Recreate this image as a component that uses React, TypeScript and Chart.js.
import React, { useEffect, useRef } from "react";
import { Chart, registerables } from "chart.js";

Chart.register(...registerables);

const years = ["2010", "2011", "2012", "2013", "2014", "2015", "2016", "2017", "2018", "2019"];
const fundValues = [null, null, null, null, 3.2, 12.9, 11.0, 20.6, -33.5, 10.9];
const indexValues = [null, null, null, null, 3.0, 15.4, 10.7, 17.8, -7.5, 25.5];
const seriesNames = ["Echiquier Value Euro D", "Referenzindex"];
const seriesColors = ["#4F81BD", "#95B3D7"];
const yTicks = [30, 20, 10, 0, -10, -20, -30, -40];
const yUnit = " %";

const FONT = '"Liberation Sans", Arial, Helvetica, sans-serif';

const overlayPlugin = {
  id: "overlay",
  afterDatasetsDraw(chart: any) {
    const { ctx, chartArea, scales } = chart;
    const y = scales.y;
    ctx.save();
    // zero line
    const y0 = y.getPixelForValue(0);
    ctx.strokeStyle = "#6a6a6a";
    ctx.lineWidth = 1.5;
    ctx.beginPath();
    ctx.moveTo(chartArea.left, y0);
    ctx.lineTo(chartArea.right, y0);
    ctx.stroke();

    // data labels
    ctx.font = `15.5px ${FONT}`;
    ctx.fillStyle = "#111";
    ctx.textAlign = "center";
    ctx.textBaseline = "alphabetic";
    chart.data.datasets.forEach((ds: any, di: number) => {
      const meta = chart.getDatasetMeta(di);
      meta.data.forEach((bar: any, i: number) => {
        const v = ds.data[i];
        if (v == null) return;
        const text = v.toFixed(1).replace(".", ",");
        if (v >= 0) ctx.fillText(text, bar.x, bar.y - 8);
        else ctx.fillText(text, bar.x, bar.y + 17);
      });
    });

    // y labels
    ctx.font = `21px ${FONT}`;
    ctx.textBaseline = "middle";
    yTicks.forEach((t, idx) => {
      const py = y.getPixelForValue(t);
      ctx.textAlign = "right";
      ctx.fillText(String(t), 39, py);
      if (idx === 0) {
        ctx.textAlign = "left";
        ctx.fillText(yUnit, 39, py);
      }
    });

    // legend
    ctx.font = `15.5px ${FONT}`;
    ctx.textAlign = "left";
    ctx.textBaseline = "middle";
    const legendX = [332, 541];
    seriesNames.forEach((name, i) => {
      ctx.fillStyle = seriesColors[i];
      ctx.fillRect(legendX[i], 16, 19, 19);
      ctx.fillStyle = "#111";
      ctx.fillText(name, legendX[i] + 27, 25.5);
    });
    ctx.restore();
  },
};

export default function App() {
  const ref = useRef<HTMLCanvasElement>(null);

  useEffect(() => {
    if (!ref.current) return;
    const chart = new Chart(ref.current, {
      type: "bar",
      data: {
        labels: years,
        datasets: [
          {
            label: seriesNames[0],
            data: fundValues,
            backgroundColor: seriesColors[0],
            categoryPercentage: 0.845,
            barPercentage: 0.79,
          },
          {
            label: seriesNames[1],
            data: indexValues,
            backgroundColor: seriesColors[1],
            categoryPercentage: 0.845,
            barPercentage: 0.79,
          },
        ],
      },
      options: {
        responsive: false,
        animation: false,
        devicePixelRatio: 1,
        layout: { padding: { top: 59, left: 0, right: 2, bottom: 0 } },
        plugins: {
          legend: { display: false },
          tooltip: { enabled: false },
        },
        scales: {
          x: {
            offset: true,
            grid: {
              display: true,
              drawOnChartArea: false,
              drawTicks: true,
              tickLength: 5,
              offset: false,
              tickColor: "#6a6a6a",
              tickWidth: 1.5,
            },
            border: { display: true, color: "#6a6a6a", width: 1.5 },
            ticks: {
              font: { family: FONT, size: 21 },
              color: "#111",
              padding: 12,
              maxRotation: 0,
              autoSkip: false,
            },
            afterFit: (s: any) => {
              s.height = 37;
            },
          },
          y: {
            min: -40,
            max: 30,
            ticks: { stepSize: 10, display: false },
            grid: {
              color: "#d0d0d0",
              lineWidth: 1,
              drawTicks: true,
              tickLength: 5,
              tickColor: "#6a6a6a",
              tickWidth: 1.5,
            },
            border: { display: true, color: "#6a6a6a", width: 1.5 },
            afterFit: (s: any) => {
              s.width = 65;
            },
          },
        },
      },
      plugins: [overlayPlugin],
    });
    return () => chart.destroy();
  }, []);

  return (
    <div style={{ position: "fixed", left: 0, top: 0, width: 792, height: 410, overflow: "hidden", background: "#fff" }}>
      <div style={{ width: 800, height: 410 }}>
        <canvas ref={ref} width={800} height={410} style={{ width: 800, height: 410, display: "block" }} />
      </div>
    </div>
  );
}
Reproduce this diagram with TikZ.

- [Set task]
Copy out every line of the data above, exactly as given.

- [Written answer]
Recreate this image as a component that uses React, TypeScript and Chart.js.
import React, { useEffect, useRef } from "react";
import { Chart, registerables } from "chart.js";

Chart.register(...registerables);

const years = ["2010", "2011", "2012", "2013", "2014", "2015", "2016", "2017", "2018", "2019"];
const fundValues = [null, null, null, null, 3.2, 12.9, 11.0, 20.6, -33.5, 10.9];
const indexValues = [null, null, null, null, 3.0, 15.4, 10.7, 17.8, -7.5, 25.5];
const seriesNames = ["Echiquier Value Euro D", "Referenzindex"];
const seriesColors = ["#4F81BD", "#95B3D7"];
const yTicks = [30, 20, 10, 0, -10, -20, -30, -40];
const yUnit = " %";

const FONT = '"Liberation Sans", Arial, Helvetica, sans-serif';

const overlayPlugin = {
  id: "overlay",
  afterDatasetsDraw(chart: any) {
    const { ctx, chartArea, scales } = chart;
    const y = scales.y;
    ctx.save();
    // zero line
    const y0 = y.getPixelForValue(0);
    ctx.strokeStyle = "#6a6a6a";
    ctx.lineWidth = 1.5;
    ctx.beginPath();
    ctx.moveTo(chartArea.left, y0);
    ctx.lineTo(chartArea.right, y0);
    ctx.stroke();

    // data labels
    ctx.font = `15.5px ${FONT}`;
    ctx.fillStyle = "#111";
    ctx.textAlign = "center";
    ctx.textBaseline = "alphabetic";
    chart.data.datasets.forEach((ds: any, di: number) => {
      const meta = chart.getDatasetMeta(di);
      meta.data.forEach((bar: any, i: number) => {
        const v = ds.data[i];
        if (v == null) return;
        const text = v.toFixed(1).replace(".", ",");
        if (v >= 0) ctx.fillText(text, bar.x, bar.y - 8);
        else ctx.fillText(text, bar.x, bar.y + 17);
      });
    });

    // y labels
    ctx.font = `21px ${FONT}`;
    ctx.textBaseline = "middle";
    yTicks.forEach((t, idx) => {
      const py = y.getPixelForValue(t);
      ctx.textAlign = "right";
      ctx.fillText(String(t), 39, py);
      if (idx === 0) {
        ctx.textAlign = "left";
        ctx.fillText(yUnit, 39, py);
      }
    });

    // legend
    ctx.font = `15.5px ${FONT}`;
    ctx.textAlign = "left";
    ctx.textBaseline = "middle";
    const legendX = [332, 541];
    seriesNames.forEach((name, i) => {
      ctx.fillStyle = seriesColors[i];
      ctx.fillRect(legendX[i], 16, 19, 19);
      ctx.fillStyle = "#111";
      ctx.fillText(name, legendX[i] + 27, 25.5);
    });
    ctx.restore();
  },
};

export default function App() {
  const ref = useRef<HTMLCanvasElement>(null);

  useEffect(() => {
    if (!ref.current) return;
    const chart = new Chart(ref.current, {
      type: "bar",
      data: {
        labels: years,
        datasets: [
          {
            label: seriesNames[0],
            data: fundValues,
            backgroundColor: seriesColors[0],
            categoryPercentage: 0.845,
            barPercentage: 0.79,
          },
          {
            label: seriesNames[1],
            data: indexValues,
            backgroundColor: seriesColors[1],
            categoryPercentage: 0.845,
            barPercentage: 0.79,
          },
        ],
      },
      options: {
        responsive: false,
        animation: false,
        devicePixelRatio: 1,
        layout: { padding: { top: 59, left: 0, right: 2, bottom: 0 } },
        plugins: {
          legend: { display: false },
          tooltip: { enabled: false },
        },
        scales: {
          x: {
            offset: true,
            grid: {
              display: true,
              drawOnChartArea: false,
              drawTicks: true,
              tickLength: 5,
              offset: false,
              tickColor: "#6a6a6a",
              tickWidth: 1.5,
            },
            border: { display: true, color: "#6a6a6a", width: 1.5 },
            ticks: {
              font: { family: FONT, size: 21 },
              color: "#111",
              padding: 12,
              maxRotation: 0,
              autoSkip: false,
            },
            afterFit: (s: any) => {
              s.height = 37;
            },
          },
          y: {
            min: -40,
            max: 30,
            ticks: { stepSize: 10, display: false },
            grid: {
              color: "#d0d0d0",
              lineWidth: 1,
              drawTicks: true,
              tickLength: 5,
              tickColor: "#6a6a6a",
              tickWidth: 1.5,
            },
            border: { display: true, color: "#6a6a6a", width: 1.5 },
            afterFit: (s: any) => {
              s.width = 65;
            },
          },
        },
      },
      plugins: [overlayPlugin],
    });
    return () => chart.destroy();
  }, []);

  return (
    <div style={{ position: "fixed", left: 0, top: 0, width: 792, height: 410, overflow: "hidden", background: "#fff" }}>
      <div style={{ width: 800, height: 410 }}>
        <canvas ref={ref} width={800} height={410} style={{ width: 800, height: 410, display: "block" }} />
      </div>
    </div>
  );
}
Reproduce this diagram with TikZ.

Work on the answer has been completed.